> [Direction]: Write out the listing, please, but only from its first line through the line containing "0.930, 0.945, 0.943];", exactly as given and without pictures.
╭──
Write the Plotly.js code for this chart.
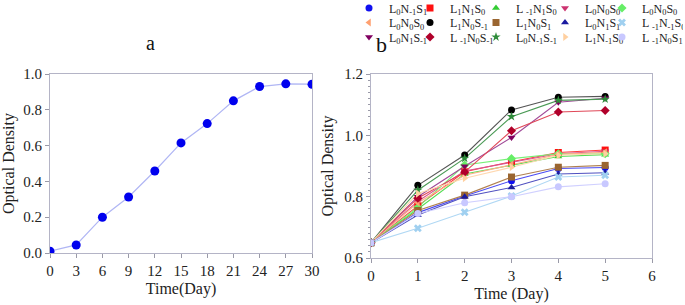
<!DOCTYPE html>
<html><head><meta charset="utf-8">
<script src="https://cdn.plot.ly/plotly-3.0.1.min.js"></script>
<style>html,body{margin:0;padding:0;background:#fff}#chart{width:685px;height:305px}</style>
</head><body><div id="chart"></div>
<script>
// Panel a
const daysA = [0, 3, 6, 9, 12, 15, 18, 21, 24, 27, 30];
const odA = [0.010, 0.045, 0.200, 0.313, 0.458, 0.615, 0.723, 0.850, 0.930, 0.945, 0.943];

// Panel b
const daysB = [0, 1, 2, 3, 4, 5];
const seriesNames = [
  "L<sub>0</sub>N<sub>-1</sub>S<sub>1</sub>", "L<sub>1</sub>N<sub>1</sub>S<sub>0</sub>", "L <sub>-1</sub>N<sub>1</sub>S<sub>0</sub>", "L<sub>0</sub>N<sub>0</sub>S<sub>0</sub>", "L<sub>0</sub>N<sub>0</sub>S<sub>0</sub>",
  "L<sub>0</sub>N<sub>0</sub>S<sub>0</sub>", "L<sub>1</sub>N<sub>0</sub>S<sub>-1</sub>", "L<sub>1</sub>N<sub>0</sub>S<sub>1</sub>", "L<sub>0</sub>N<sub>1</sub>S<sub>1</sub>", "L <sub>-1</sub>N<sub>-1</sub>S<sub>0</sub>",
  "L<sub>0</sub>N<sub>1</sub>S<sub>-1</sub>", "L <sub>-1</sub>N<sub>0</sub>S<sub>-1</sub>", "L<sub>0</sub>N<sub>-1</sub>S<sub>-1</sub>", "L<sub>1</sub>N<sub>-1</sub>S<sub>0</sub>", "L <sub>-1</sub>N<sub>0</sub>S<sub>1</sub>"
];
const L0Nm1S1 = [0.65, 0.748, 0.802, 0.852, 0.892, 0.895];
const L1N1S0 = [0.65, 0.770, 0.881, 0.914, 0.944, 0.952];
const Lm1N1S0 = [0.65, 0.760, 0.874, 0.903, 0.931, 0.937];
const L0N0S0_a = [0.65, 0.785, 0.884, 0.912, 0.940, 0.948];
const L0N0S0_b = [0.65, 0.765, 0.903, 0.924, 0.940, 0.940];
const L0N0S0_c = [0.65, 0.780, 0.870, 0.905, 0.938, 0.945];
const L1N0Sm1 = [0.65, 0.837, 0.936, 1.083, 1.124, 1.127];
const L1N0S1 = [0.65, 0.755, 0.805, 0.864, 0.896, 0.902];
const L0N1S1 = [0.65, 0.740, 0.800, 0.830, 0.874, 0.878];
const Lm1Nm1S0 = [0.65, 0.697, 0.749, 0.802, 0.864, 0.870];
const L0N1Sm1 = [0.65, 0.800, 0.899, 0.993, 1.108, 1.121];
const Lm1N0Sm1 = [0.65, 0.795, 0.880, 1.015, 1.076, 1.081];
const L0Nm1Sm1 = [0.65, 0.821, 0.925, 1.061, 1.114, 1.118];
const L1Nm1S0 = [0.65, 0.810, 0.860, 0.896, 0.935, 0.940];
const Lm1N0S1 = [0.65, 0.745, 0.780, 0.800, 0.832, 0.842];
const seriesValues = [L0Nm1S1, L1N1S0, Lm1N1S0, L0N0S0_a, L0N0S0_b, L0N0S0_c, L1N0Sm1, L1N0S1, L0N1S1, Lm1Nm1S0, L0N1Sm1, Lm1N0Sm1, L0Nm1Sm1, L1Nm1S0, Lm1N0S1];

const colors = ["#1010f0", "#ff1010", "#33cc33", "#cc3370", "#66ee66", "#ffa070", "#000000", "#9a6530", "#1a1aa0", "#a0d0f0", "#800060", "#b0002a", "#2e8b3a", "#ffd0a0", "#c8c8ff"];
const lineColors = ["#4a4af4", "#ff3a3a", "#55dd55", "#d85590", "#77f077", "#ffb088", "#555555", "#b08050", "#5050c0", "#b0d8f4", "#a04a98", "#e04858", "#4a9a55", "#ffd8b0", "#d0d0ff"];
const symbols = ["circle", "square", "triangle-up", "triangle-down", "diamond", "triangle-left", "circle", "square", "triangle-up", "x", "triangle-down", "diamond", "star", "triangle-right", "circle"];
const legendIds = ["legend", "legend2", "legend3"];
const colWidths = [16, 21, 24, 12, 36];

const serif = "Liberation Serif, Times New Roman, serif";
const traces = [{
  x: daysA, y: odA, xaxis: "x", yaxis: "y", type: "scatter", mode: "lines+markers",
  line: {color: "#b0b6f4", width: 1.2}, marker: {color: "#0000ee", size: 9}, showlegend: false, hoverinfo: "skip"
}];
seriesValues.forEach((vals, i) => {
  traces.push({
    x: daysB, y: vals, xaxis: "x2", yaxis: "y2", type: "scatter", mode: "lines",
    showlegend: false, line: {color: lineColors[i], width: 1.1}, hoverinfo: "skip"
  });
});
seriesValues.forEach((vals, i) => {
  traces.push({
    x: daysB, y: vals, xaxis: "x2", yaxis: "y2", type: "scatter", mode: "markers",
    name: seriesNames[i], legend: legendIds[Math.floor(i / 5)], legendwidth: colWidths[i % 5],
    marker: {color: colors[i], symbol: symbols[i], size: 7},
    hoverinfo: "skip"
  });
});

const axisCommon = {
  showline: true, mirror: true, linecolor: "#b4b4c6", linewidth: 1, showgrid: false, zeroline: false,
  ticks: "outside", ticklen: 4, tickcolor: "#9a9aa8", tickfont: {family: serif, size: 15, color: "#222"}
};
const legCommon = {orientation: "h", font: {family: serif, size: 12, color: "#222"}, bgcolor: "rgba(0,0,0,0)",
  xref: "paper", yref: "container", xanchor: "left", yanchor: "middle", tracegroupgap: 0, itemwidth: 30};

// plot area: margin t=60 -> paper y = (305 - py) / 245
const TOP = 60, T = 305, H = T - TOP;
const layout = {
  width: 685, height: 305, margin: {l: 0, r: 0, t: TOP, b: 0}, paper_bgcolor: "#fff", plot_bgcolor: "#fff",
  xaxis: Object.assign({}, axisCommon, {domain: [50/685, 312/685], range: [0, 30], tickvals: daysA,
    title: {text: "Time(Day)", font: {family: serif, size: 16, color: "#222"}, standoff: 4}}),
  yaxis: Object.assign({}, axisCommon, {domain: [(T-253)/H, (T-74)/H], range: [0, 1], dtick: 0.2, tickformat: ".1f",
    title: {text: "Optical Density", font: {family: serif, size: 16, color: "#222"}, standoff: 6}}),
  xaxis2: Object.assign({}, axisCommon, {anchor: "y2", domain: [371/685, 652/685], range: [0, 6], dtick: 1,
    title: {text: "Time (Day)", font: {family: serif, size: 16, color: "#222"}, standoff: 4}}),
  yaxis2: Object.assign({}, axisCommon, {anchor: "x2", domain: [(T-258)/H, (T-74)/H], range: [0.6, 1.2], dtick: 0.2, tickformat: ".1f",
    minor: {dtick: 0.02, ticklen: 2, tickcolor: "#9a9aa8", ticks: "outside"},
    title: {text: "Optical Density", font: {family: serif, size: 16, color: "#222"}, standoff: 6}}),
  legend: Object.assign({}, legCommon, {x: 349/685, y: 1 - 8/T}),
  legend2: Object.assign({}, legCommon, {x: 349/685, y: 1 - 22.5/T}),
  legend3: Object.assign({}, legCommon, {x: 349/685, y: 1 - 37/T}),
  annotations: [
    {text: "a", xref: "paper", yref: "paper", x: 150/685, y: (T-43)/H, xanchor: "center", yanchor: "middle", showarrow: false, font: {family: serif, size: 20, color: "#111"}},
    {text: "b", xref: "paper", yref: "paper", x: 381/685, y: (T-45)/H, xanchor: "center", yanchor: "middle", showarrow: false, font: {family: serif, size: 22, color: "#111"}}
  ],
  showlegend: true
};
Plotly.newPlot("chart", traces, layout, {staticPlot: true, displayModeBar: false});
</script></body></html>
╰──
> [The response]:
Write the Plotly.js code for this chart.
<!DOCTYPE html>
<html><head><meta charset="utf-8">
<script src="https://cdn.plot.ly/plotly-3.0.1.min.js"></script>
<style>html,body{margin:0;padding:0;background:#fff}#chart{width:685px;height:305px}</style>
</head><body><div id="chart"></div>
<script>
// Panel a
const daysA = [0, 3, 6, 9, 12, 15, 18, 21, 24, 27, 30];
const odA = [0.010, 0.045, 0.200, 0.313, 0.458, 0.615, 0.723, 0.850, 0.930, 0.945, 0.943];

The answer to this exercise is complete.